Further, since use of general-purpose SRAM or DRAM enable reduction
of the access latency, a low-cost, high-performance memory system
can be realized. The memory system is valid, in particular, when
data having a data size of twice or more the access unit of the
processor is prefetched into the buffer of the memory
controller.
[0067] When the buffer memory for storage of read-ahead data, the
register for holding therein the address of the read-ahead data to
be stored in the buffer memory and the circuit having the
comparator for judging access types are provided in the memory
controller, read-ahead hit judgement becomes possible. Further,
since the switch circuit is provided in the memory controller and
accesses to the instruction code, data and register areas having
different access types are separated and differently treated; the
access type judgement and read-ahead control can be easily
realized. Furthermore, since the direct path for direct data
transfer between the processor and memory without any intervention
of the buffer memory is provided, at the time of a read-ahead
error, the system can quickly respond to it without any
intervention of the buffer memory.
[0068] Since the instruction code memory is provided as separated
from the data memory and the memory bus and its control circuit are
provided for each of the memories, a contention on the memory bus
between the instruction code read-ahead and data access can be
avoided.
[0069] The read-ahead to the memory controller is carried out at
the time of a processor access so that, at the time of a read-ahead
hit, the data of the buffer memory is transferred to the processor
and at the same time, an address to be next accessed by the
processor is estimated to perform the read-ahead operation from the
buffer to the buffer memory. At the time of a read-ahead error, the
data is transferred from the memory directly to the processor and
at the same time, the data of the buffer memory is cleared, an
address to be next accessed by the processor is estimated to
perform the read-ahead operation from the memory to the buffer
memory. As a result, at the time of a read-ahead error, the
read-ahead access can be realized simultaneously with the access to
the processor, whereby the system can cope with continuous access
requests from the processor.
[0070] Further, with respect to the transfer from the buffer memory
to the processor, by providing a plurality of buffer memories
having a data width equal to the instruction code size, burst
transfer from an address becomes possible.

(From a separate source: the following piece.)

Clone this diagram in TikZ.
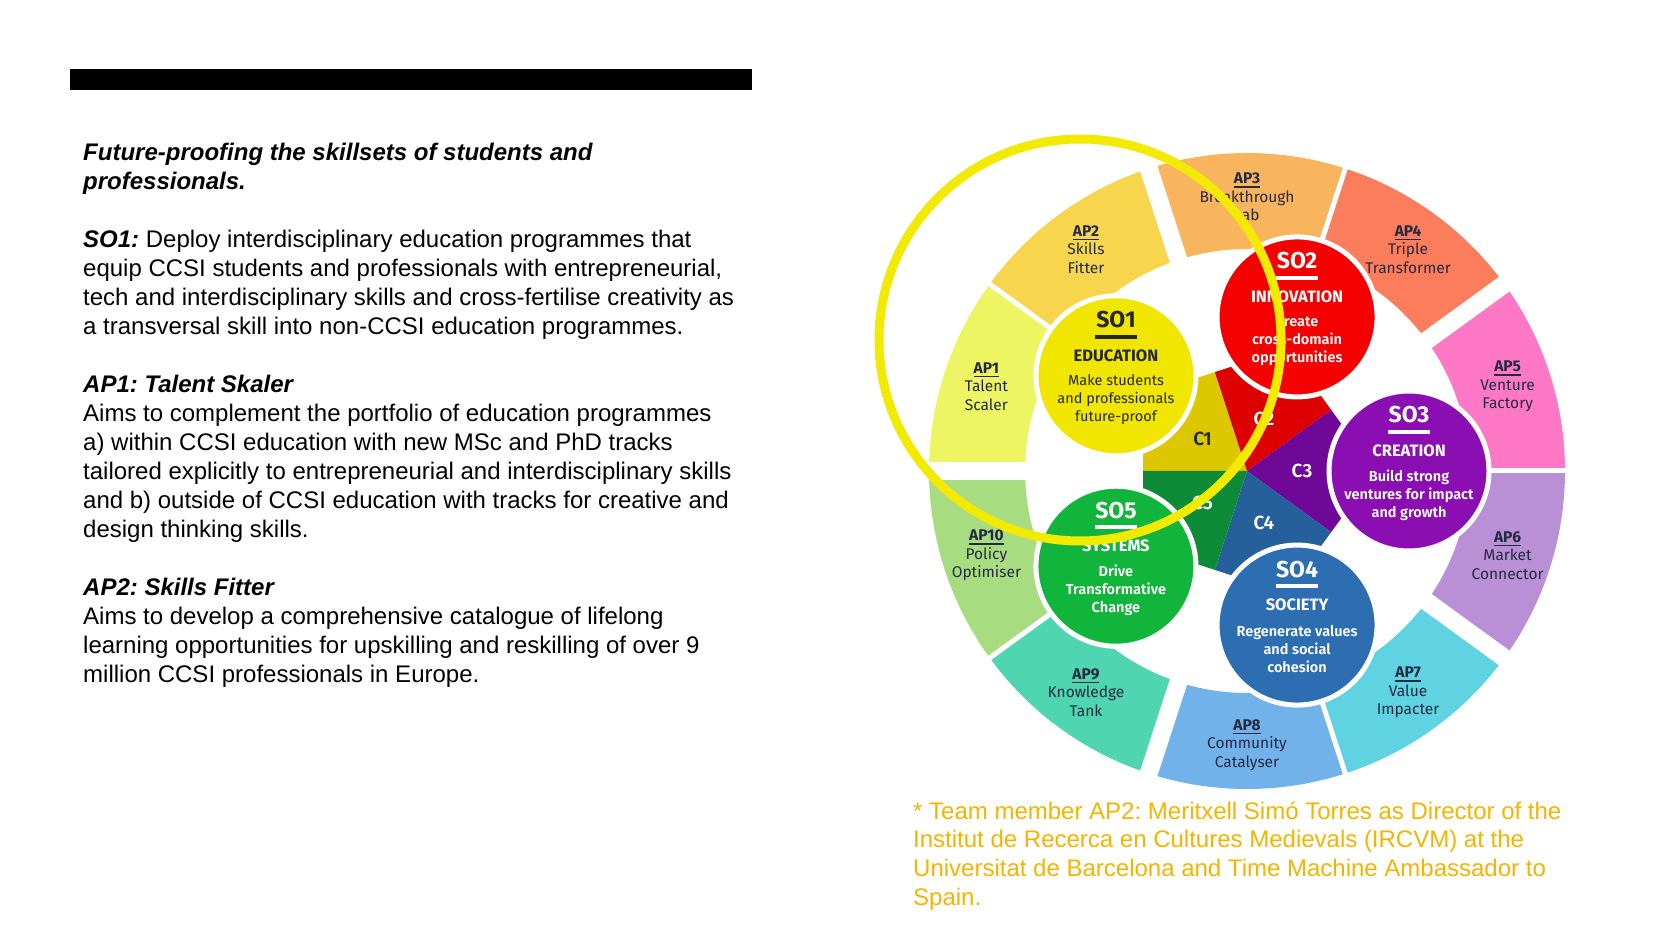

[0071] When the instruction decoder circuit and the branching
buffer memory are provided in the memory controller to perform
read-ahead operation, at the time of detecting a branch
instruction, over even an instruction code as its branch
destination, thus enabling suppression of processor stall in the
branch mode.
[0072] When the read-ahead mechanism is provided even for the data
memory and register, accesses to continuous addresses of the data
memory and register can be carried out at high speed.
[0073] Further, when a register for instructing a start or stop of
the read-ahead is provided in the read-ahead control circuit, the
use of the read-ahead mechanism can be selected.
[0074] At the time of starting the operation of the system, the
read-ahead operation is started with such a pre-specified memory
address as the header address of a program, so that the read-ahead
function can be utilized from the start of the operation.
[0075] With respect to the read-ahead operation to the memory
controller, in the processor access mode, data corresponding to one
access size of the processor is transferred to the memory
controller at the time of a read-ahead hit, while data
corresponding to two access sizes of the processor access and
subsequent address is transferred to the memory controller at the
time of a read-ahead error to also perform the read-ahead operation
with the single transfer. Thus the read-ahead function can be
realized with a less capacity of buffer memory.
[0076] Further, the read-ahead operation to the memory controller
is judged based on the amount of data already stored in the buffer
memory and the read-ahead is carried out until the buffer capacity
is full of data, thereby facilitating the read-ahead control.
[0077] Since the read-ahead size from the memory by the memory
controller is set to be equal to the access size of the processor,
the buffer capacity can be reduced, that is, circuit implementation
can be facilitated.
[0078] When the read-ahead size from the memory is set to be the
line size of the level-1 cache built in the processor, there can be
realized an optimum memory system using the processor which the
level-1 cache is built in.
[0079] Further, the memory controller and the memory are mounted on
the same chip, the operational frequency of the bus between the
processor and memory controller is set higher than that between the
memory controller and memory, and read-ahead operation for the next
access from the memory is carried out during transfer of the
read-ahead data from the buffer memory to the processor. As a
result, the transfer performance of the memory bus can be improved,
and the occupied memory bus time in the read-ahead mode can be
reduced. As another effect, the need for separating the memory bus
into buses for the data and instruction code can be eliminated.
[0080] The memory controller and the memory are mounted on the same
chip, the width of the bus between the memory controller and memory
is set higher than that between the processor and memory
controller, and read-ahead operation for the next access from the
memory is carried out during the transfer of the read-ahead data
from the buffer memory to the processor. As a result, the transfer
performance of the memory bus can be improved, and the occupied
memory bus time in the read-ahead mode can be reduced. As another
effect, the need for separating the memory bus into buses for the
data and instruction code can be eliminated.
[0081] Further, the memory mounted on the same chip is
preferentially allocated as the data memory area, so that, even
when the capacity of the memory mounted on the same chip is small,
an optimum memory system can be realized.
* * * * *